12. The astute observer would realise that these verses have been extracted from the Christian Bible and reworked to substitute the phrase ‘Aboriginal person’ in biblical verses that condemn women, non-believers, a person who works contrary to God’s laws, and homosexuals [2].

13. If the newly drafted religious text is disgusting, discriminatory and unacceptable in modern society, then so is the Christian religion, with its racism, sexism, religism [3], homophobia, and particular nastiness. However, religious people do not seem to comprehend that their religious texts represent the uneducated and far from enlightened views of primitive people, and serious belief in such discriminatory values is unworthy of civilised society, and a modern, secular and progressive Australia.

Discrimination Conclusion

14. If the current failings of Australia’s regulatory system for discrimination are not addressed, then Australia is effectively condoning inequality. If Australia is to be regarded as a civilised and progressive society, as is my fervent hope, we cannot permit discrimination against members of our own society.

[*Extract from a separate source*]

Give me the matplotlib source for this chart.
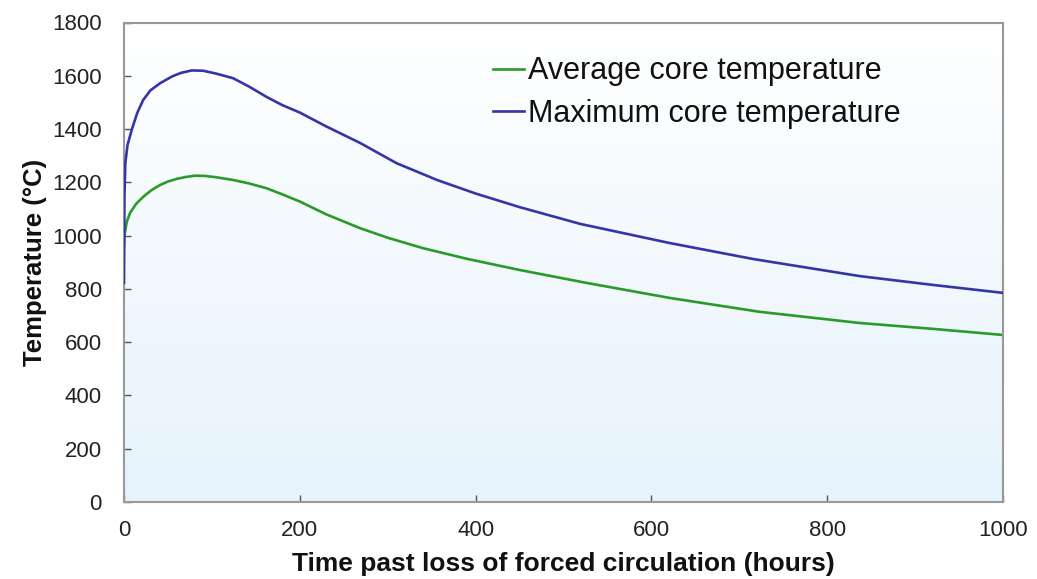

15. Religion and other structures that discriminate and impose themselves on other people should be considered similarly to a newly drafted religion that discriminates against Aboriginal people: unworthy of a following, worthy of contempt, and unworthy of any exemption from anti-discrimination legislation.

16. I am available to discuss the issues I’ve raised.

 

[1] National Human Rights Consultation Submission can be found at Human Rights Submission. A related submission (submission 1667) to the to the Australian Human Rights Commission's Inquiry into the Freedom of Religion and Belief in the 21st Century, is available at Freedom of Religion Submission.

[2] 1 Timothy 2:11-12, Deuteronomy 17:12, Exodus 35:2 and Leviticus 20:13 have been reworked to substitute the phrase ‘Aboriginal person’. Numerous other biblical verses are disgusting because of their discrimination against women, homosexuals and non-believers.

[3] This word is taken to mean discrimination against people of different religions, belief or non-belief systems.